Çin uygarlığı ile okumalar yapıyorsanız karşınıza ilk olarak ve sonradan da sıkça Konfüçyüs çıkıyor. Konfüçyanizm bir dinden çok ahlaki bir sistem olarak algılanmış ve yorumlanmış. Ahlaki ilkelerinde toplumun ıslahı ve mutluluğu hedef alınmıştır. Ahlaki olugunluğu önemseyen, düşünce sistemi kabaca beş temel özellik tanımlar. Amir- memur (toplumsal hayatın düzeni),arkadaş-dost (insanlar arası hayatın düzeni), karı-koca (partner rollerinin düzeni), ana,baba-çocuk (ebeveyn-çocuk rollerinin düzeni),kardeşler arası ilişkiler üzerine durum. Konfüçyüs düşünce sistemi Han Hanedanlığından sonra resmi ideolojinin hareket noktası olmuş.

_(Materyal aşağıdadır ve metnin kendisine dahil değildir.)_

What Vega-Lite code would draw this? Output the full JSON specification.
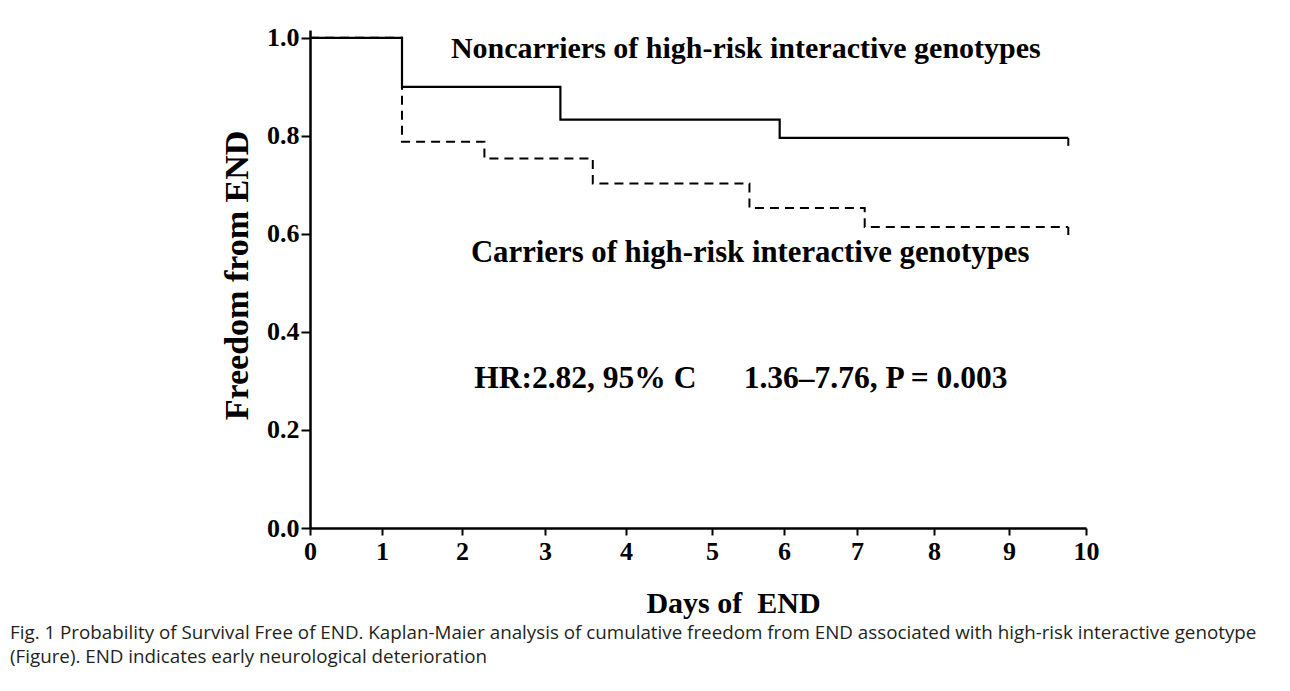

İkincil ermiş ise Mencius’tur ve felsefesi “elleriyle çalışanların yönetilmesi, beyinleriyle çalışanların yönetmesi gerek” temeline dayanır. Söylemi toplum standartlarının iyileşmesini işaret etmektedir. Günümüz için de çıkarsamalar yapacağımız düşünce sistemiyle ilgili Mencius’tan alıntılar yapıyorum:
“İnsan iyi yıllarda yeterli yiyeceği sahip olmalı, kötü yıllarda ölüme terk edilmemelidir.”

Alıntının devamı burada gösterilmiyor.